= Written problem =
Extract the full listing verbatim and drop any pictures from your copy.

= Recorded data =
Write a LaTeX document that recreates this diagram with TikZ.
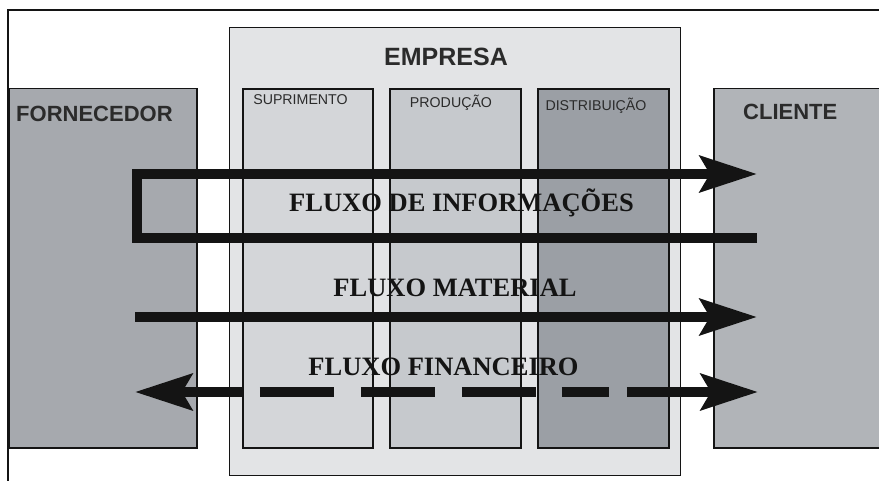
\documentclass[tikz,border=0pt]{standalone}
\usepackage{fontspec}
\setmainfont{Liberation Serif}
\setsansfont{Liberation Sans}
\usetikzlibrary{positioning,calc,arrows.meta}
\definecolor{ink}{HTML}{141414}
\definecolor{txt}{HTML}{2B2B2B}
\definecolor{empfill}{HTML}{E3E4E6}
\definecolor{fornfill}{HTML}{A6A9AE}
\definecolor{clifill}{HTML}{B1B4B8}
\definecolor{supfill}{HTML}{D4D6D9}
\definecolor{prodfill}{HTML}{C6C9CD}
\definecolor{distfill}{HTML}{9B9FA5}

\begin{document}
\begin{tikzpicture}[
      x=1pt, y=-1pt,
      box/.style={draw=ink, anchor=north west, inner sep=0pt, line width=1.5pt},
      dept/.style={box, line width=2pt, minimum width=130pt, minimum height=359pt},
      title/.style={font=\sffamily\bfseries, text=txt, inner sep=0pt},
      small/.style={font=\sffamily\fontsize{14.2}{15}\selectfont, text=txt, inner sep=0pt, anchor=base},
      flowlabel/.style={font=\bfseries\fontsize{26.5}{27}\selectfont, text=ink, inner sep=0pt, anchor=base},
      flow/.style={draw=ink, line width=10pt, line join=miter},
      >={Stealth[length=57pt, width=36pt, inset=10pt]}
    ]
    \useasboundingbox (0,0) rectangle (879,481);

    % Frame
    \draw[ink, line width=1.5pt] (8,481) -- (8,10) -- (879,10);

    % Boxes
    \node[box, fill=empfill, line width=1pt, minimum width=451pt, minimum height=448pt] (emp) at (229,27) {};
    \node[box, fill=fornfill, minimum width=188pt, minimum height=359pt] (forn) at (8,88) {};
    \node[box, fill=clifill, minimum width=190pt, minimum height=359pt] (cli) at (713,88) {};
    \node[dept, fill=supfill] (sup) at (242,88) {};
    \node[dept, fill=prodfill, minimum width=131pt] (prod) at (389,88) {};
    \node[dept, fill=distfill, minimum width=131pt] (dist) at (537,88) {};

    % Box titles
    \node[title, font=\sffamily\bfseries\fontsize{25}{26}\selectfont, anchor=base] (emp-t) at (446,66) {EMPRESA};
    \node[title, font=\sffamily\bfseries\fontsize{22}{23}\selectfont, anchor=base west] (forn-t) at (16,122) {FORNECEDOR};
    \node[title, font=\sffamily\bfseries\fontsize{22}{23}\selectfont, anchor=base west] (cli-t) at (743,120) {CLIENTE};
    \node[small] (sup-t) at (300.5,105) {SUPRIMENTO};
    \node[small] (prod-t) at (451,108) {PRODUÇÃO};
    \node[small] (dist-t) at (596,111) {DISTRIBUIÇÃO};

    % Flow ends
    \coordinate (info-s) at (757,238);
    \coordinate (info-l) at (137,206);
    \coordinate (info-e) at (757,174);
    \coordinate (mat-l) at (135,317);
    \coordinate (mat-r) at (757,317);
    \coordinate (fin-l) at (135,392);
    \coordinate (fin-r) at (758,392);

    % Arrows
    \draw[flow, ->] (info-s) -| (info-l) |- (info-e);
    \draw[flow, ->] (mat-l) -- (mat-r);
    \draw[flow, <->, dash pattern={on 63pt off 18pt on 74pt off 27pt on 74pt off 27pt on 74pt off 26pt on 47pt off 18pt on 300pt}] (fin-l) -- (fin-r);

    % Flow labels
    \node[flowlabel] (info-t) at (461.5,212) {FLUXO DE INFORMAÇÕES};
    \node[flowlabel] (mat-t) at (455,297) {FLUXO MATERIAL};
    \node[flowlabel] (fin-t) at (443.5,375) {FLUXO FINANCEIRO};

  \end{tikzpicture}
\end{document}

= Output for this exercise =
Write a LaTeX document that recreates this diagram with TikZ.
\documentclass[tikz,border=0pt]{standalone}
\usepackage{fontspec}
\setmainfont{Liberation Serif}
\setsansfont{Liberation Sans}
\usetikzlibrary{positioning,calc,arrows.meta}
\definecolor{ink}{HTML}{141414}
\definecolor{txt}{HTML}{2B2B2B}
\definecolor{empfill}{HTML}{E3E4E6}
\definecolor{fornfill}{HTML}{A6A9AE}
\definecolor{clifill}{HTML}{B1B4B8}
\definecolor{supfill}{HTML}{D4D6D9}
\definecolor{prodfill}{HTML}{C6C9CD}
\definecolor{distfill}{HTML}{9B9FA5}

\begin{document}
\begin{tikzpicture}[
      x=1pt, y=-1pt,
      box/.style={draw=ink, anchor=north west, inner sep=0pt, line width=1.5pt},
      dept/.style={box, line width=2pt, minimum width=130pt, minimum height=359pt},
      title/.style={font=\sffamily\bfseries, text=txt, inner sep=0pt},
      small/.style={font=\sffamily\fontsize{14.2}{15}\selectfont, text=txt, inner sep=0pt, anchor=base},
      flowlabel/.style={font=\bfseries\fontsize{26.5}{27}\selectfont, text=ink, inner sep=0pt, anchor=base},
      flow/.style={draw=ink, line width=10pt, line join=miter},
      >={Stealth[length=57pt, width=36pt, inset=10pt]}
    ]
    \useasboundingbox (0,0) rectangle (879,481);

    % Frame
    \draw[ink, line width=1.5pt] (8,481) -- (8,10) -- (879,10);

    % Boxes
    \node[box, fill=empfill, line width=1pt, minimum width=451pt, minimum height=448pt] (emp) at (229,27) {};
    \node[box, fill=fornfill, minimum width=188pt, minimum height=359pt] (forn) at (8,88) {};
    \node[box, fill=clifill, minimum width=190pt, minimum height=359pt] (cli) at (713,88) {};
    \node[dept, fill=supfill] (sup) at (242,88) {};
    \node[dept, fill=prodfill, minimum width=131pt] (prod) at (389,88) {};
    \node[dept, fill=distfill, minimum width=131pt] (dist) at (537,88) {};

    % Box titles
    \node[title, font=\sffamily\bfseries\fontsize{25}{26}\selectfont, anchor=base] (emp-t) at (446,66) {EMPRESA};
    \node[title, font=\sffamily\bfseries\fontsize{22}{23}\selectfont, anchor=base west] (forn-t) at (16,122) {FORNECEDOR};
    \node[title, font=\sffamily\bfseries\fontsize{22}{23}\selectfont, anchor=base west] (cli-t) at (743,120) {CLIENTE};
    \node[small] (sup-t) at (300.5,105) {SUPRIMENTO};
    \node[small] (prod-t) at (451,108) {PRODUÇÃO};
    \node[small] (dist-t) at (596,111) {DISTRIBUIÇÃO};

    % Flow ends
    \coordinate (info-s) at (757,238);
    \coordinate (info-l) at (137,206);
    \coordinate (info-e) at (757,174);
    \coordinate (mat-l) at (135,317);
    \coordinate (mat-r) at (757,317);
    \coordinate (fin-l) at (135,392);
    \coordinate (fin-r) at (758,392);

    % Arrows
    \draw[flow, ->] (info-s) -| (info-l) |- (info-e);
    \draw[flow, ->] (mat-l) -- (mat-r);
    \draw[flow, <->, dash pattern={on 63pt off 18pt on 74pt off 27pt on 74pt off 27pt on 74pt off 26pt on 47pt off 18pt on 300pt}] (fin-l) -- (fin-r);

    % Flow labels
    \node[flowlabel] (info-t) at (461.5,212) {FLUXO DE INFORMAÇÕES};
    \node[flowlabel] (mat-t) at (455,297) {FLUXO MATERIAL};
    \node[flowlabel] (fin-t) at (443.5,375) {FLUXO FINANCEIRO};

  \end{tikzpicture}
\end{document}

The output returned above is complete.